Downtown Cannon Beach in 1910

My favorite story of Cannon Beach is the journey, how did people get here, why did they come here, why do they continue to come here?

For some, the journey began with the long road from Portland (luckily now only a two-hour commute). Travelers would journey along the Columbia River in riverboats, then by train, buggy, and eventually by motorcar. Portland was a booming industrial city tied to small coastal communities by a loose transportation system. The journey to the coast began with riverboats that plowed the Columbia from Astoria to Portland, and back.

The Columbia River, especially the mouth of the Columbia was and is one of the most dangerous river mouths in the world.

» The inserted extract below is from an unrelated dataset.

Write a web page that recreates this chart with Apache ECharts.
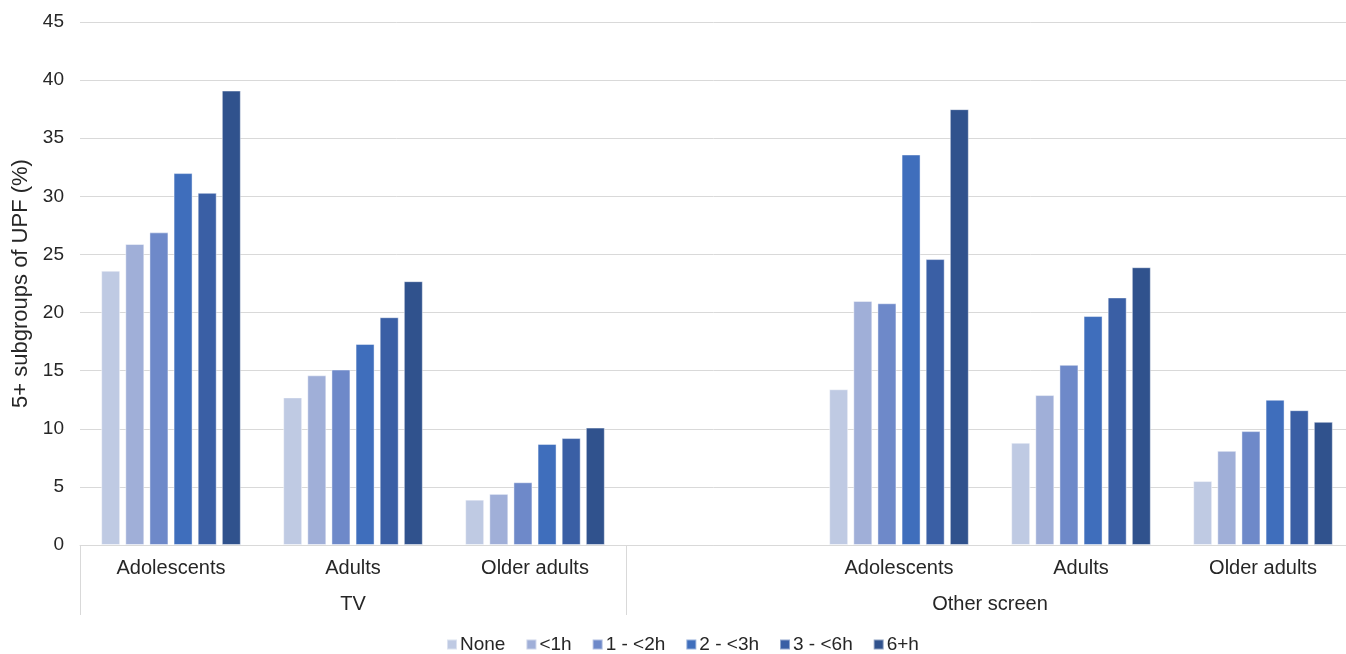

In fact the mouth of the Columbia was so dangerous that the first ship sent to map it, The Peacock, crashed upon a spit, now called the Peacock spit. Some 2,000 ships and over 700 lives have been lost at the mouth of the Columbia River. The famed U.S.S. Shark was one of the ships claimed by the Columbia River Mouth. In 1846 the U.S.S. Shark was torn asunder by the competing tides of the mouth and lost several cannons to the Pacific.

Despite the dangers of the mouth, many journeyed along the Columbia to Astoria, and along the shore by train. The train was extended to Seaside in 1890. Just a year later, in 1891 James P. Austin built the Austin House that was both a hotel and a post office. Austin named the post office after a rumor he’d heard of cannons washing ashore there. The cannon that Cannon Beach is named for was discovered in 1898, after Austin had spent his life at the beach searching for it. It was his wife who discovered the cannon and had it pulled from the shoreline.

Elk Creek Hotel

The long road to Cannon Beach was lined with a 111 stomach-churning curves. In 1892 the Elk Creek Hotel was constructed to welcome visitors to Elk Creek, Ore., but the road was still a winding muddy mess. In 1904 a new road with fewer curves was constructed bringing even more people to the beautiful town of Elk Creek. The road underwent several reconstructions before it was finally straightened out, and rid of the 111 curves.

More visitors meant more hotels, and the Hotel Bill was constructed in 1904, the Warren Hotel in 1911, followed by the Ecola Inn in 1913.

Elk Creek was a beautiful place for folk to sojourn from city life. They spent hours lounging in front of the Warren Hotel fire, walking the beach, and enjoying the wildlife that wandered through the heart of town. The popularity of Elk Creek grew. In 1922 the citizens of Elk Creek voted for a new more historical name, Cannon Beach. In 1955 the town of Cannon Beach voted to become the City of Cannon Beach and March 6, 1957 marks the incorporation of Cannon Beach.

Though the name of our beloved town has shifted, the spirit of the town and the ever-thrumming sea has remained constant.